Derrière ses tonalités volontiers sarcastiques et ironiques, c'est finalement la sincérité de l'auteur, sa colère, son effroi, son désenchantement, qui affleurent. Derrière les portraits de ces quatre scientifiques, c'est la solitude de l'Homme face à sa conscience qui émerge.
Le titre est impeccablement choisi. La cabane, il nous en faudrait toute une, matérielle ou mentale. Pour fuir, s'isoler, se protéger, penser l'action, vivre sans compromis dans une intégrité radicale. En écho à d'autres cabanes : celle du philosophe naturaliste Thoreau qui s'est retiré à Walden pour critiquer la société américaine moderne ? Celle de Theodore Kaczynski, dit Unabomber, dans le Montana, mathématicien devenu le premier éco-terroriste ?

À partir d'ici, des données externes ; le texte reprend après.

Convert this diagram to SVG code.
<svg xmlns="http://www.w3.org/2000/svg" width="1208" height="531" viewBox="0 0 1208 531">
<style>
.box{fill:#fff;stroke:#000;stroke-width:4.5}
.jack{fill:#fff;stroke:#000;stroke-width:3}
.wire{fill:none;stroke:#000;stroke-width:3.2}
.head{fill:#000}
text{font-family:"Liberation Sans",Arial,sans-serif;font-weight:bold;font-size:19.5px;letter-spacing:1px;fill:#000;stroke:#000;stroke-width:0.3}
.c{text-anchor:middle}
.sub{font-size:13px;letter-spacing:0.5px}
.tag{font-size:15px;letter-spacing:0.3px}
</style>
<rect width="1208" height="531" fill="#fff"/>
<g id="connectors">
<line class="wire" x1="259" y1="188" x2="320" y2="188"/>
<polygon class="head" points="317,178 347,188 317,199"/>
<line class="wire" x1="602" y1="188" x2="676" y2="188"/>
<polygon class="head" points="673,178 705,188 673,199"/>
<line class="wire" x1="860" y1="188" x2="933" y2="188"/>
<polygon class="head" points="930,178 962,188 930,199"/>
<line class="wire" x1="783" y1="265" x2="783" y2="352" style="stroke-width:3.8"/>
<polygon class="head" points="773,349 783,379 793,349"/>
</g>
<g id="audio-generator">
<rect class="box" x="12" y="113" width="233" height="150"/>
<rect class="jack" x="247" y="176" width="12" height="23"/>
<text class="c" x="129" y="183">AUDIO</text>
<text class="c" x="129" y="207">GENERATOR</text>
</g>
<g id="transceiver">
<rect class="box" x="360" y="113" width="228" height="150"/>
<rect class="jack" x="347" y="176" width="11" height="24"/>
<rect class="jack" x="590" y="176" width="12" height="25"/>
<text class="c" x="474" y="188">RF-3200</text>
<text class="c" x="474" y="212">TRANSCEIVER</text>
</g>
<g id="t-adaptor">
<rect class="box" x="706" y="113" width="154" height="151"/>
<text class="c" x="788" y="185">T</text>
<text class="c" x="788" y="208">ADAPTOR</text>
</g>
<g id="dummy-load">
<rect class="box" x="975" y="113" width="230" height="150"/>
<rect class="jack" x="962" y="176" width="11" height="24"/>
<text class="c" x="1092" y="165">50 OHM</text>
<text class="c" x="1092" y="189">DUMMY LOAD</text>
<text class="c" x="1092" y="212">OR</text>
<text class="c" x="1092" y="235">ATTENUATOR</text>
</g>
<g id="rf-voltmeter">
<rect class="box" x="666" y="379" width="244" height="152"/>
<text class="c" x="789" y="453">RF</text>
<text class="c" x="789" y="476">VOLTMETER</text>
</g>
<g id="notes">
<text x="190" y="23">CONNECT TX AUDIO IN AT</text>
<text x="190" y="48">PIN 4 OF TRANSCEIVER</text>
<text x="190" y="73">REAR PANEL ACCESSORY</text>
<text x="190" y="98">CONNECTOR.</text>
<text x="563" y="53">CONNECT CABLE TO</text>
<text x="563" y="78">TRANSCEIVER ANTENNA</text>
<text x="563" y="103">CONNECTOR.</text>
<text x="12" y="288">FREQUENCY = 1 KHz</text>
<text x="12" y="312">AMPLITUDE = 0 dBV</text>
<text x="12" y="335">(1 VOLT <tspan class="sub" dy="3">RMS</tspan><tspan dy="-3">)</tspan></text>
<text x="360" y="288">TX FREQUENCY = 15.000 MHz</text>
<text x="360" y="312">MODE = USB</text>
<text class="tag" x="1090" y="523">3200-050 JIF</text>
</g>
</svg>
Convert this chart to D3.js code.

Mildred Dundee souhaitait comme épitaphe : « On vous avait prévenus, abrutis ». La fin du roman est toute aussi abrupte. Sur le coup, elle ne m'a pas convaincue avec son nihilisme à la Houellebecq, mais elle est totalement cohérente. C'est juste que j'aurais bien continué d'avancer dans le récit. Reste que ce roman, érudit et intelligent, est d'une virtuosité absolument remarquable et rare.